I have the wisdom of those who have gone before me, and the voice of my God to guide me. I can indeed grasp the hand in the 


darkness that is better than any light and safer than any know way! We have been talking about prayer lately in a group at church... and how we can pray not only for issues, but how we can passionately and sincerely pray THROUGH problems...


...and how God will indeed honor prayers that are sincere and for His glory. It is amazing to us to see how God lives and moves in our lives at this moment as we put feet to faith.


We were already in awe... and yet, the discoveries weren't finished yet! I picked up a third book, looked Kel in the eyes and as we smiled together, I opened the cover.






This book was entitled, "Deeper Experiences of Famous Christians" and was signed in the front cover by Grace Henry, the mother of my grandfather Eldon C. Henry. At this point I was overcome by the power of the significance of the moment. I felt like the calling that I had accepted on my life... and had now begun taking aggressive steps of faith in pursuing, had somehow been verified by God using my Pop, my Great Grandfather, and my Great-Great Grandmother. Oh, how I long for a deeper experience of God. Yes... I want to make an impact like D.L. Moody. Yes... I long to always hold tightly to the hand of God as I take bold steps into territory that I can not always see.

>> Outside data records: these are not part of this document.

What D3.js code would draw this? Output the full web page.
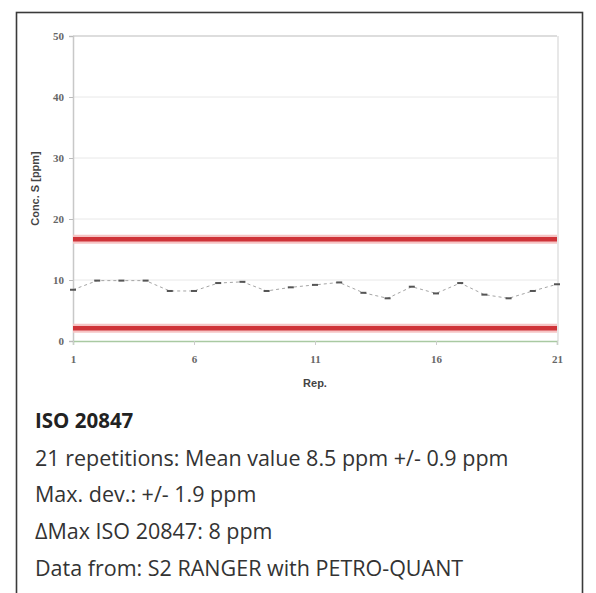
<!DOCTYPE html>
<html>
<head>
<meta charset="utf-8">
<script src="https://cdn.jsdelivr.net/npm/d3@7/dist/d3.min.js"></script>
<style>
  html, body { margin: 0; padding: 0; background: #fff; }
  svg { display: block; }
</style>
</head>
<body>
<svg id="chart" width="596" height="593"></svg>
<script>
// ---- data ----
const repetitions = d3.range(1, 22);
const concValues = [8.4, 9.9, 9.9, 9.9, 8.2, 8.2, 9.5, 9.7, 8.2, 8.8, 9.2,
                    9.6, 7.9, 7.0, 8.9, 7.8, 9.5, 7.6, 7.0, 8.2, 9.3];
const limitValues = [16.7, 2.1];
const yTicks = [0, 10, 20, 30, 40, 50];
const xTicks = [1, 6, 11, 16, 21];
const yTitle = "Conc. S [ppm]";
const xTitle = "Rep.";
const infoTitle = "ISO 20847";
const infoLines = [
  "21 repetitions: Mean value 8.5 ppm +/- 0.9 ppm",
  "Max. dev.: +/- 1.9 ppm",
  "\u0394Max ISO 20847: 8 ppm",
  "Data from: S2 RANGER with PETRO-QUANT"
];

const svg = d3.select("#chart");

// outer frame
svg.append("rect")
  .attr("x", 16.5).attr("y", 12.5)
  .attr("width", 566).attr("height", 600)
  .attr("fill", "#fff").attr("stroke", "#3a3a3a").attr("stroke-width", 1.6);

const plot = { left: 73, right: 557, top: 36, bottom: 341 };

const x = d3.scaleLinear().domain([1, 21]).range([plot.left, plot.right]);
const y = d3.scaleLinear().domain([0, 50]).range([plot.bottom, plot.top]);

// gridlines
svg.append("g").selectAll("line").data(yTicks.filter(d => d > 0)).join("line")
  .attr("x1", plot.left).attr("x2", plot.right)
  .attr("y1", d => y(d)).attr("y2", d => y(d))
  .attr("stroke", d => d === 50 ? "#d2d2d2" : "#e8e8e8")
  .attr("stroke-width", d => d === 50 ? 1.5 : 1);

// right border of plot area
svg.append("line")
  .attr("x1", plot.right + 1).attr("x2", plot.right + 1)
  .attr("y1", plot.top).attr("y2", plot.bottom)
  .attr("stroke", "#e0e0e0").attr("stroke-width", 1.5);

// y axis
const yAxis = d3.axisLeft(y).tickValues(yTicks).tickSize(4).tickPadding(5);
const gy = svg.append("g").attr("transform", `translate(${plot.left},0)`).call(yAxis);
gy.select(".domain").attr("stroke", "#c8c8c8").attr("stroke-width", 1.5);
gy.selectAll(".tick line").attr("stroke", "#bbb");
gy.selectAll(".tick text")
  .attr("font-family", "Liberation Serif, serif").attr("font-size", 11)
  .attr("font-weight", "bold").attr("fill", "#666");

// x axis
const xAxis = d3.axisBottom(x).tickValues(xTicks).tickSize(4).tickPadding(10);
const gx = svg.append("g").attr("transform", `translate(0,${plot.bottom})`).call(xAxis);
gx.select(".domain").attr("stroke", "#a9c9a2").attr("stroke-width", 1.5);
gx.selectAll(".tick line").attr("stroke", "#ccc");
gx.selectAll(".tick text")
  .attr("font-family", "Liberation Serif, serif").attr("font-size", 11)
  .attr("font-weight", "bold").attr("fill", "#666");

// limit lines (halo + main)
svg.append("g").selectAll("line").data(limitValues).join("line")
  .attr("x1", plot.left).attr("x2", plot.right)
  .attr("y1", d => y(d)).attr("y2", d => y(d))
  .attr("stroke", "#f6c4c4").attr("stroke-width", 9);
svg.append("g").selectAll("line").data(limitValues).join("line")
  .attr("x1", plot.left).attr("x2", plot.right)
  .attr("y1", d => y(d)).attr("y2", d => y(d))
  .attr("stroke", "#cf3338").attr("stroke-width", 4.5);

// data line
const pts = repetitions.map((r, i) => [r, concValues[i]]);
svg.append("path")
  .datum(pts)
  .attr("d", d3.line().x(d => x(d[0])).y(d => y(d[1])))
  .attr("fill", "none").attr("stroke", "#a5a5a5")
  .attr("stroke-width", 1).attr("stroke-dasharray", "3,3");

// markers (short dashes)
svg.append("g").selectAll("rect").data(pts).join("rect")
  .attr("x", d => x(d[0]) - 3).attr("y", d => y(d[1]) - 1)
  .attr("width", 6).attr("height", 2)
  .attr("fill", "#555");

// axis titles
svg.append("text")
  .attr("transform", `translate(39,${(plot.top + plot.bottom) / 2}) rotate(-90)`)
  .attr("text-anchor", "middle")
  .attr("font-family", "Liberation Sans, Arial, sans-serif").attr("font-size", 11)
  .attr("font-weight", "bold").attr("fill", "#444")
  .text(yTitle);
svg.append("text")
  .attr("x", (plot.left + plot.right) / 2).attr("y", 387)
  .attr("text-anchor", "middle")
  .attr("font-family", "Liberation Sans, Arial, sans-serif").attr("font-size", 11)
  .attr("font-weight", "bold").attr("fill", "#444")
  .text(xTitle);

// info text
svg.append("text")
  .attr("x", 35).attr("y", 428)
  .attr("font-family", "Open Sans, sans-serif").attr("font-size", 20.5)
  .attr("font-weight", "bold").attr("fill", "#222")
  .text(infoTitle);
svg.append("g").selectAll("text").data(infoLines).join("text")
  .attr("x", 35).attr("y", (d, i) => 465.5 + i * 36.9)
  .attr("font-family", "Open Sans, sans-serif").attr("font-size", 21.5)
  .attr("fill", "#333")
  .text(d => d);
</script>
</body>
</html>
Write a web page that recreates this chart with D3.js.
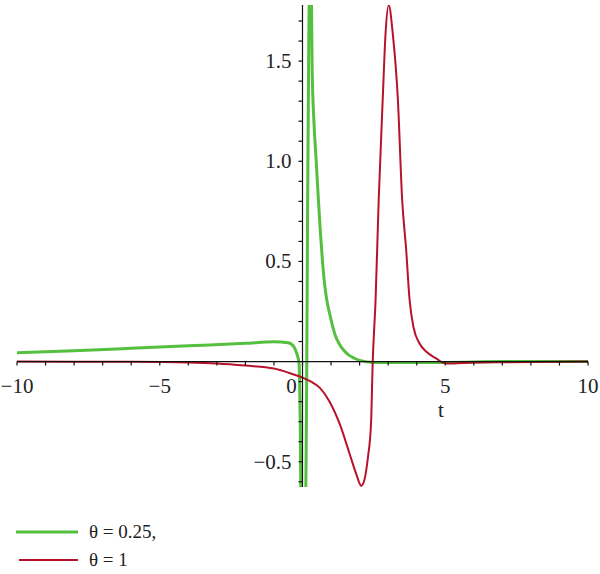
<!DOCTYPE html>
<html lang="en">
<head>
<meta charset="utf-8">
<title>theta plot</title>
<script src="https://cdn.jsdelivr.net/npm/d3@7"></script>
<style>
  body { margin: 0; background: #fff; }
  text { font-family: "Liberation Serif", "DejaVu Serif", serif; fill: #222; }
</style>
</head>
<body>
<svg id="chart" width="600" height="574"></svg>
<script>
// values
let xTicksMajor = [-10, -5, 0, 5, 10];
let xTickLabels = ["−10", "−5", "0", "5", "10"];
let yTicksMajor = [-0.5, 0.5, 1.0, 1.5];
let yTickLabels = ["−0.5", "0.5", "1.0", "1.5"];

// θ = 0.25
let greenT = [-10, -8, -6, -4, -2, -1, -0.5, -0.3, -0.2, -0.12, -0.08, -0.04,
              0.1, 0.15, 0.18, 0.22, 0.26, 0.3, 0.34, 0.4, 0.48, 0.56, 0.62, 0.7,
              0.78, 0.86, 0.95, 1.05, 1.15, 1.3, 1.45, 1.6, 1.8, 2.0, 2.5, 5, 7, 10];
let greenY = [0.044, 0.054, 0.066, 0.079, 0.091, 0.099, 0.094, 0.074, 0.04, -0.01, -0.3, -0.9,
              -0.9, 0.0, 0.8, 1.6, 1.9, 1.9, 1.45, 1.2, 1.0, 0.8, 0.66, 0.5,
              0.38, 0.3, 0.24, 0.18, 0.13, 0.085, 0.055, 0.035, 0.018, 0.006, -0.004, -0.004, 0, 0];

// θ = 1
let redT = [-10, -6, -4, -3, -2, -1, -0.5, 0, 0.3, 0.6, 0.95, 1.3, 1.65, 1.88, 2.06, 2.17,
            2.29, 2.4, 2.46, 2.56, 2.67, 2.81, 2.91, 3.02, 3.16, 3.34, 3.49, 3.63,
            3.75, 3.89, 4.1, 4.33, 4.68, 5.03, 6, 7, 10];
let redY = [0, -0.001, -0.004, -0.009, -0.02, -0.035, -0.055, -0.08, -0.1, -0.13, -0.2, -0.31, -0.46, -0.56, -0.62, -0.59,
            -0.48, -0.31, 0.0, 0.31, 0.81, 1.31, 1.64, 1.78, 1.64, 1.31, 0.81, 0.56,
            0.31, 0.17, 0.09, 0.05, 0.016, -0.01, -0.005, -0.003, 0];

let legendLabels = ["θ = 0.25,", "θ = 1"];
let colors = ["#55bf40", "#b8122b"];

let svg = d3.select('#chart');
let x = d3.scaleLinear().domain([-10, 10]).range([17, 588]);
let y = d3.scaleLinear().domain([-0.626, 1.78]).range([487, 5]);

svg.append('clipPath').attr('id', 'clip')
    .append('rect')
    .attr('x', x(-10)).attr('y', y(1.78))
    .attr('width', x(10) - x(-10)).attr('height', y(-0.626) - y(1.78));

let plot = svg.append('g').attr('clip-path', 'url(#clip)');

function draw_series(ts, ys, color, width){
    let pts = ts.map((t, i) => ({t: t, v: ys[i]}));
    let line = d3.line()
        .x(d => x(d.t))
        .y(d => y(d.v))
        .curve(d3.curveMonotoneX);
    plot.append('path')
        .datum(pts)
        .attr('fill', 'none')
        .attr('stroke', color)
        .attr('stroke-width', width)
        .attr('stroke-linejoin', 'round')
        .attr('d', line);
}

// axes through the origin
let axes = svg.append('g').attr('stroke', '#111').attr('stroke-width', 1.2);
axes.append('line')
    .attr('x1', x(-10)).attr('x2', x(10))
    .attr('y1', y(0)).attr('y2', y(0));
axes.append('line')
    .attr('x1', x(0)).attr('x2', x(0))
    .attr('y1', y(1.78)).attr('y2', y(-0.626));

// x ticks every 1
axes.selectAll('.xt').data(d3.range(-10, 11, 1)).enter()
    .append('line')
    .attr('x1', d => x(d)).attr('x2', d => x(d))
    .attr('y1', y(0)).attr('y2', y(0) + 4);

// y ticks every 0.1
let yMinor = d3.range(-6, 18).map(k => k / 10).filter(v => v !== 0);
axes.selectAll('.yt').data(yMinor).enter()
    .append('line')
    .attr('x1', x(0) - 4).attr('x2', x(0))
    .attr('y1', d => y(d)).attr('y2', d => y(d));

draw_series(greenT, greenY, colors[0], 3);
draw_series(redT, redY, colors[1], 2);

// tick labels
svg.selectAll('.xl').data(xTicksMajor).enter()
    .append('text')
    .attr('x', d => x(d) + (d === 0 ? -11 : 0))
    .attr('y', y(0) + 31)
    .attr('text-anchor', 'middle')
    .attr('font-size', 21)
    .text((d, i) => xTickLabels[i]);

svg.selectAll('.yl').data(yTicksMajor).enter()
    .append('text')
    .attr('x', x(0) - 11)
    .attr('y', d => y(d) + 7)
    .attr('text-anchor', 'end')
    .attr('font-size', 21)
    .text((d, i) => yTickLabels[i]);

svg.append('text')
    .attr('x', 441).attr('y', 417)
    .attr('text-anchor', 'middle')
    .attr('font-size', 21)
    .text('t');

// legend
let legend = svg.append('g');
legendLabels.forEach((lab, i) => {
    let ly = 532 + i * 28;
    legend.append('line')
        .attr('x1', 16 + i * 3).attr('x2', 78)
        .attr('y1', ly).attr('y2', ly)
        .attr('stroke', colors[i])
        .attr('stroke-width', i === 0 ? 3 : 2);
    legend.append('text')
        .attr('x', 89).attr('y', ly + 6)
        .attr('font-size', 19)
        .text(lab);
});
</script>
</body>
</html>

I am beginning to believe fully that this live is meant to be aggressively lived in a pursuit of God, and to allow Him to pursue me. I am sure that this life is simply a temporary moment that springs us into eternity. I have no doubt that we are to shout this message as loud as we can, and take hold of as many small hands along the way as we can grasp!


And so, we began placing the final strips of tape on the boxes, and I picked up the book that had started it all... the D.L. Moody book given to my by my dear Pop. I opened its pages once more, and I noticed a single number at the top of the next page, "369." With anticipation I turned to that page... feeling the dry paper break in my grip. I slowed so that I caused as little damage to the 113 year old book as possible and found the page. I was afraid that it may simply be blank... and it nearly was. My heart quickened from disappointment to delight and then to the realization that I had been challenged as I read the underlined word and its adjoining sentence.







"Though He slay me yet will I trust in Him." " will cast myself on the mercy of God." This verse is from the Book of Job, chapter 13, verse 15. It is a very serious moment. And yet... Job held tight to the promise of God. Even through the tough times. If you walk with us on this journey, I have no doubt that you will see us walk through some real Job moments.


We count on it. We believe that it is in these times that our faith matters. We believe that it is in these times that our witness has the greatest integrity. We simply ask that you always walk with us. Pray for us. Support us. Allow us to minister to you as you bless the calling and ministry of God.


We all walk this path together. I am here to tell you that I find God to be real.